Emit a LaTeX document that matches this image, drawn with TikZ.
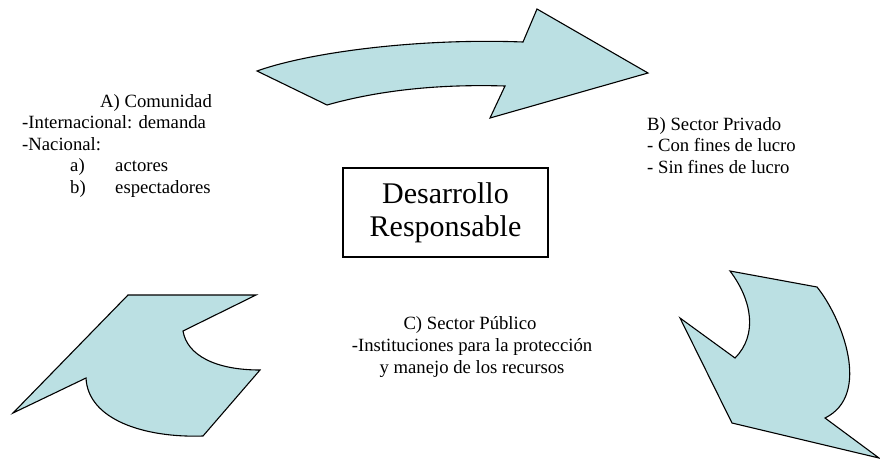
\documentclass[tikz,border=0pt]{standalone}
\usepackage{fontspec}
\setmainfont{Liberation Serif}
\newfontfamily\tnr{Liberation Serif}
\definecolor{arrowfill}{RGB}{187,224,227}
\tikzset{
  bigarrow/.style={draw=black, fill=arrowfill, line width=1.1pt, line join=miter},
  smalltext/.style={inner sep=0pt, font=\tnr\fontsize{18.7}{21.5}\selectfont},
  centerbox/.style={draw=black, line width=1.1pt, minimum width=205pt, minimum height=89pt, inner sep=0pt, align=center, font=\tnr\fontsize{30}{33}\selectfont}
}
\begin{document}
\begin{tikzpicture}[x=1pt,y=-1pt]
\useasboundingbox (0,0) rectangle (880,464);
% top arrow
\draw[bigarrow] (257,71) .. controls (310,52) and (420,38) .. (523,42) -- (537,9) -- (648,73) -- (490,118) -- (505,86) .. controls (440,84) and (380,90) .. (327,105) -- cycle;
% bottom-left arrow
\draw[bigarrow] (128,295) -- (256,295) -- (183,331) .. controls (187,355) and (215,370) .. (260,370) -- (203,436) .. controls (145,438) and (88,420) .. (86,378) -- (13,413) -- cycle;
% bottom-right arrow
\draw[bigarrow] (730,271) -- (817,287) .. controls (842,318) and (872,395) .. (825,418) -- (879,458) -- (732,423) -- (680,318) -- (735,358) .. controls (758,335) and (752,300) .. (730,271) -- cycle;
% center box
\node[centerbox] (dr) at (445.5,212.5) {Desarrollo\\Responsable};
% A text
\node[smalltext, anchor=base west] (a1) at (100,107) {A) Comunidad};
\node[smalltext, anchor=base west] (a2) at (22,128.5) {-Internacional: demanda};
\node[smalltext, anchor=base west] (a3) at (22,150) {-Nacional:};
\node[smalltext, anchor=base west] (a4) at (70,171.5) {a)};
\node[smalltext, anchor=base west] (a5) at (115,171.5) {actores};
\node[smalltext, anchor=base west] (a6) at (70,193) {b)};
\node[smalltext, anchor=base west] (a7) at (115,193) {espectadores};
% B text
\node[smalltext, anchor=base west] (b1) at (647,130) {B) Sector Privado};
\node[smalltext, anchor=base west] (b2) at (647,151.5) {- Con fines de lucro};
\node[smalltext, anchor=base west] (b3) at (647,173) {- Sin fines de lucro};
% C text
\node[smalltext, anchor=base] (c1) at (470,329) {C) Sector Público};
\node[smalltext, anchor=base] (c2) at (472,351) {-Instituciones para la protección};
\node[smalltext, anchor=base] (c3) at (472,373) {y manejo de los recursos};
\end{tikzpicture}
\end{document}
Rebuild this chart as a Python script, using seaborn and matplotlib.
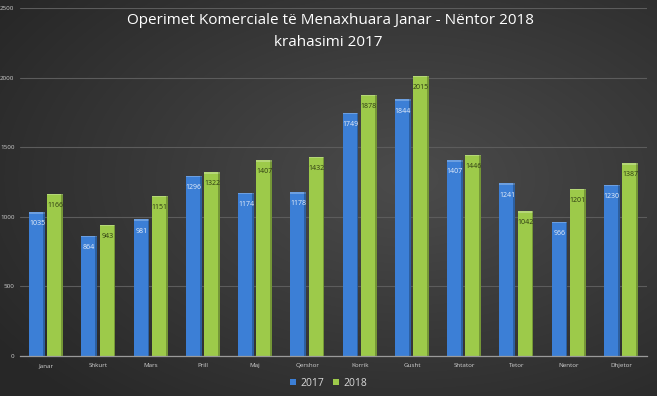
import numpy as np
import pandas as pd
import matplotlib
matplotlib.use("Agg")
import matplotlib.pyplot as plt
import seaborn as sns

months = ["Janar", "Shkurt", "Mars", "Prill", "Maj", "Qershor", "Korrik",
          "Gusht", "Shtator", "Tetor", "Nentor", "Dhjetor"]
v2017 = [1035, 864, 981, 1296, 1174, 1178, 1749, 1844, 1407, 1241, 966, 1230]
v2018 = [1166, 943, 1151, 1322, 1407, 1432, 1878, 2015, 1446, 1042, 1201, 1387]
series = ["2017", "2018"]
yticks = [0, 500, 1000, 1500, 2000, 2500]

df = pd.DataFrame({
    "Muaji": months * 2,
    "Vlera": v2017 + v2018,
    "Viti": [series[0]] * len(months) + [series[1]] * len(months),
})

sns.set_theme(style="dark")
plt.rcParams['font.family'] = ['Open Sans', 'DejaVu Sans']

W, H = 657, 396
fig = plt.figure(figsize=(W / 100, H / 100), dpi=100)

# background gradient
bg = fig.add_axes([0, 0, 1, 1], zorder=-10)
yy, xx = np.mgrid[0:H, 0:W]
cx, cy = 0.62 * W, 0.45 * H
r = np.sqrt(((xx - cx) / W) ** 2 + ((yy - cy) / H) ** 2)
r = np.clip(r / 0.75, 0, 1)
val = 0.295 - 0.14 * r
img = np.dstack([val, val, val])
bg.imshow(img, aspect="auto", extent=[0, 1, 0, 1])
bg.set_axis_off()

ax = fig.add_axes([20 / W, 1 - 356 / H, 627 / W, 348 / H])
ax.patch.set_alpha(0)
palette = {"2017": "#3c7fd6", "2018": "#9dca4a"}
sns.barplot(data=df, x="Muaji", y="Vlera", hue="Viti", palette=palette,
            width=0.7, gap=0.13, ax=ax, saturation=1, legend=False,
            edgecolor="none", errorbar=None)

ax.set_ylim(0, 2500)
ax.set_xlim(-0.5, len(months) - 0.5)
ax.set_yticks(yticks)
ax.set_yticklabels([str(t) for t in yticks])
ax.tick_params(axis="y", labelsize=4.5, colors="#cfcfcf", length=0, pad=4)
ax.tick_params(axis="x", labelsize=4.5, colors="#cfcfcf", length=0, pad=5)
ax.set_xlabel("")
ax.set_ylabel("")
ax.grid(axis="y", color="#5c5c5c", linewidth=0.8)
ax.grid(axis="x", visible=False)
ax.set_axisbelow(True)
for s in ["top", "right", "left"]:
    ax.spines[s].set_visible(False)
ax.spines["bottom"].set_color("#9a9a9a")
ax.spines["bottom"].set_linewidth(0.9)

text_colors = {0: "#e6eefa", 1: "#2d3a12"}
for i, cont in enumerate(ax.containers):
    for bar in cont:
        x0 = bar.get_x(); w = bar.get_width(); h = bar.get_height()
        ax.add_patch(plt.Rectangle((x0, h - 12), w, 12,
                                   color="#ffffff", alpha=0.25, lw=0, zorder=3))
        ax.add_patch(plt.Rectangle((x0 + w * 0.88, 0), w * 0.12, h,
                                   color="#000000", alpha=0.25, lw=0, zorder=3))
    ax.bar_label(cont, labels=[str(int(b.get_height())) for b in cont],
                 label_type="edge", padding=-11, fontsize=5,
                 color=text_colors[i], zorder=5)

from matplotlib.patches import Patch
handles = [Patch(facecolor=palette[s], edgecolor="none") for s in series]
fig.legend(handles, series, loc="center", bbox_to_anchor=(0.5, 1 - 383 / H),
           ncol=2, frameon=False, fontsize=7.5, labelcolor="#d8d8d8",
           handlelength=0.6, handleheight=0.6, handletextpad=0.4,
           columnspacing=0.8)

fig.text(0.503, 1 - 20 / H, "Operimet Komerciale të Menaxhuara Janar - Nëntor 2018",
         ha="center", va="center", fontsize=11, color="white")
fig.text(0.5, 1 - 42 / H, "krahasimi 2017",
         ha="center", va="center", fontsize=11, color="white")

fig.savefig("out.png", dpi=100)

━━━━━━━━

**GIVEN REQUEST:** Report the number of lines in the listing above that include the word "matplotlib", and nothing else.

**ANSWER TO THE TASK:** 5